Pulling no punches, Hoyt took to task a reporter with a history of making errors, and editors who not only did not catch them, but introduce their own error into the story during the editing process.
“Wow,” said Arthur Cooper, a reader from Manhattan. “How did this happen?”
The short answer is that a television critic with a history of errors wrote hastily and failed to double-check her work, and editors who should have been vigilant were not.
But a more nuanced answer is that even a newspaper like The Times, with layers of editing to ensure accuracy, can go off the rails when communication is poor, individuals do not bear down hard enough, and they make assumptions about what others have done. Five editors read the article at different times, but none subjected it to rigorous fact-checking, even after catching two other errors in it. And three editors combined to cause one of the errors themselves.

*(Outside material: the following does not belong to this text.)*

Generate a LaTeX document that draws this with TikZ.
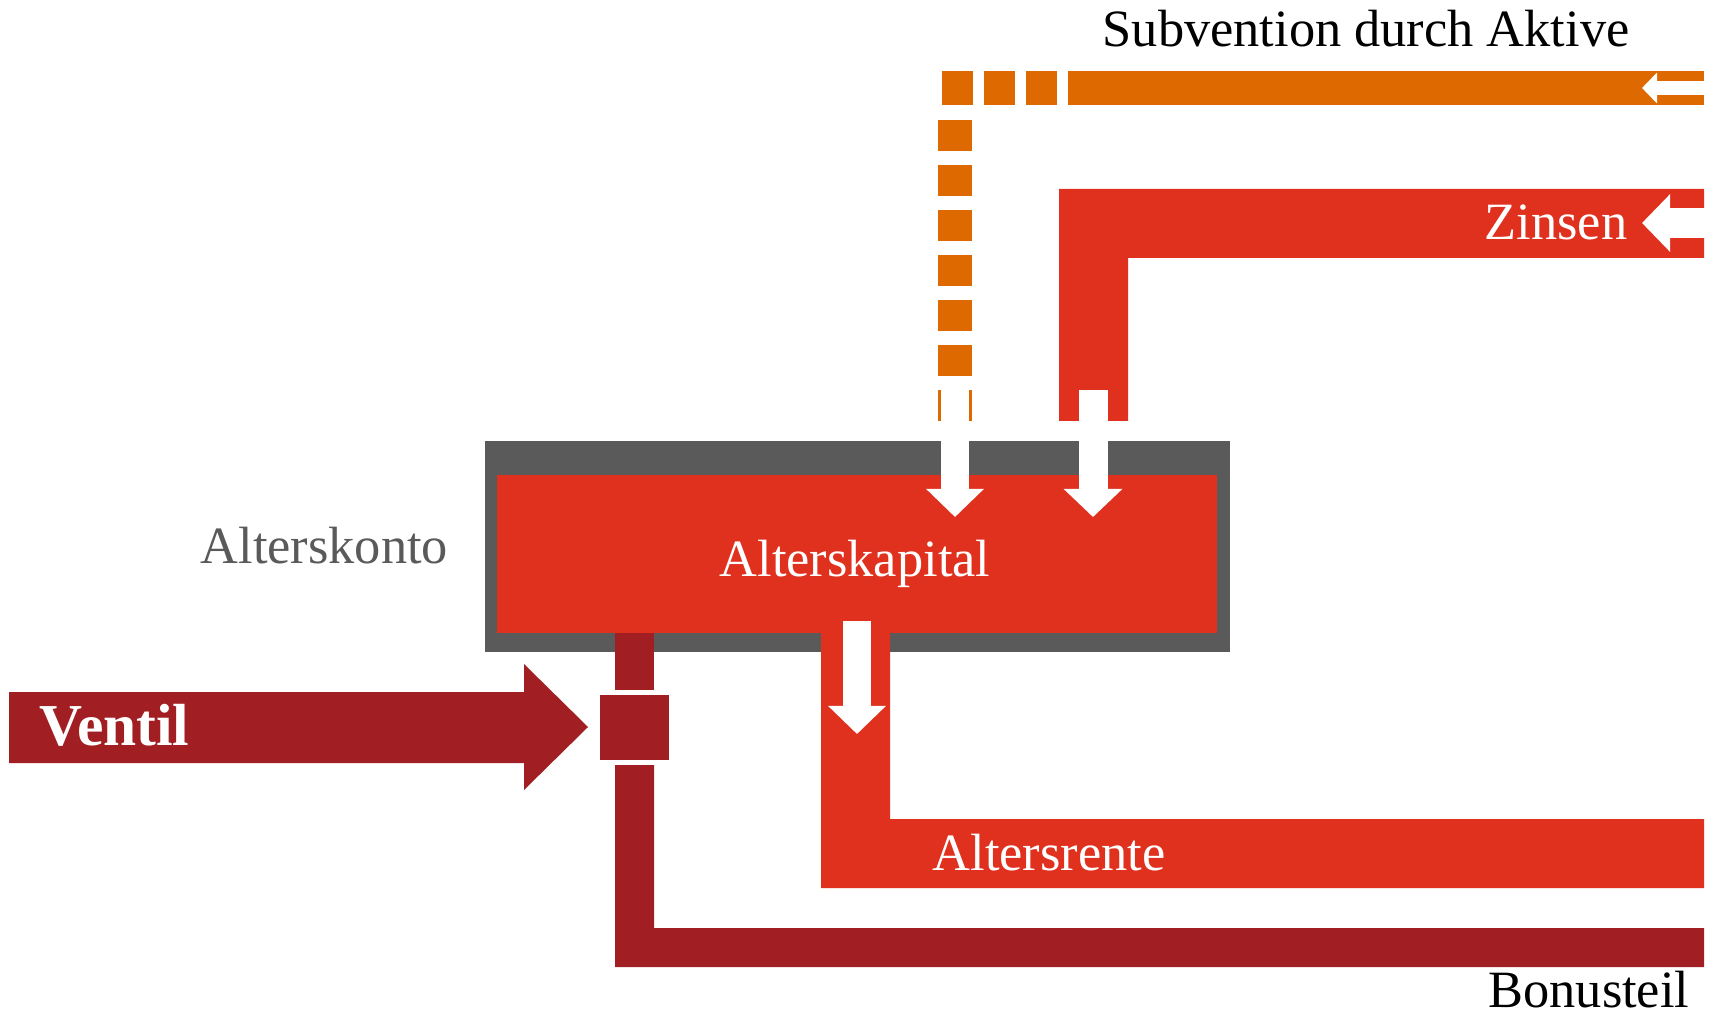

Here is the original correction that ran on July 22:
An appraisal on Saturday about Walter Cronkite’s career included a number of errors. In some copies, it misstated the date that the Rev. Dr. Martin Luther King Jr. was killed and referred incorrectly to Mr. Cronkite’s coverage of D-Day. Dr. King was killed on April 4, 1968, not April 30. Mr. Cronkite covered the D-Day landing from a warplane; he did not storm the beaches. In addition, Neil Armstrong set foot on the moon on July 20, 1969, not July 26. “The CBS Evening News” overtook “The Huntley-Brinkley Report” on NBC in the ratings during the 1967-68 television season, not after Chet Huntley retired in 1970. A communications satellite used to relay correspondents’ reports from around the world was Telstar, not Telestar. Howard K. Smith was not one of the CBS correspondents Mr. Cronkite would turn to for reports from the field after he became anchor of “The CBS Evening News” in 1962; he left CBS before Mr. Cronkite was the anchor. Because of an editing error, the appraisal also misstated the name of the news agency for which Mr. Cronkite was Moscow bureau chief after World War II. At that time it was United Press, not United Press International.
For her part, Stanley took the blame and apologized for her sloppy reporting:
On June 19, Alessandra Stanley, a prolific writer much admired by editors for the intellectual heft of her coverage of television, wrote a sum-up of the Cronkite career, to be published after his death.
Stanley said she was writing another article on deadline at the same time and hurriedly produced the appraisal, sending it to her editor with the intention of fact-checking it later. She never did.
“This is my fault,” she said. “There are no excuses.”
Reporting and desk work are high-pressure jobs. You can get 99 facts fixed and no one on the planet will notice or thank you. Miss one, and you're sitting through an uncomfortable conversation with your boss the next day. And heaven's knows, I have made some beauties in my day. But readers should expect to see more problems such as these in the future, as newspapers as big as The New York Times and as small as your local Merchandiser trim staffs left and right to cut spending.
With reporters doubling up on stories nightly, and editors and copy editors plowing through 5,000 words or more per shift, we will undoubtedly see more of this in the future.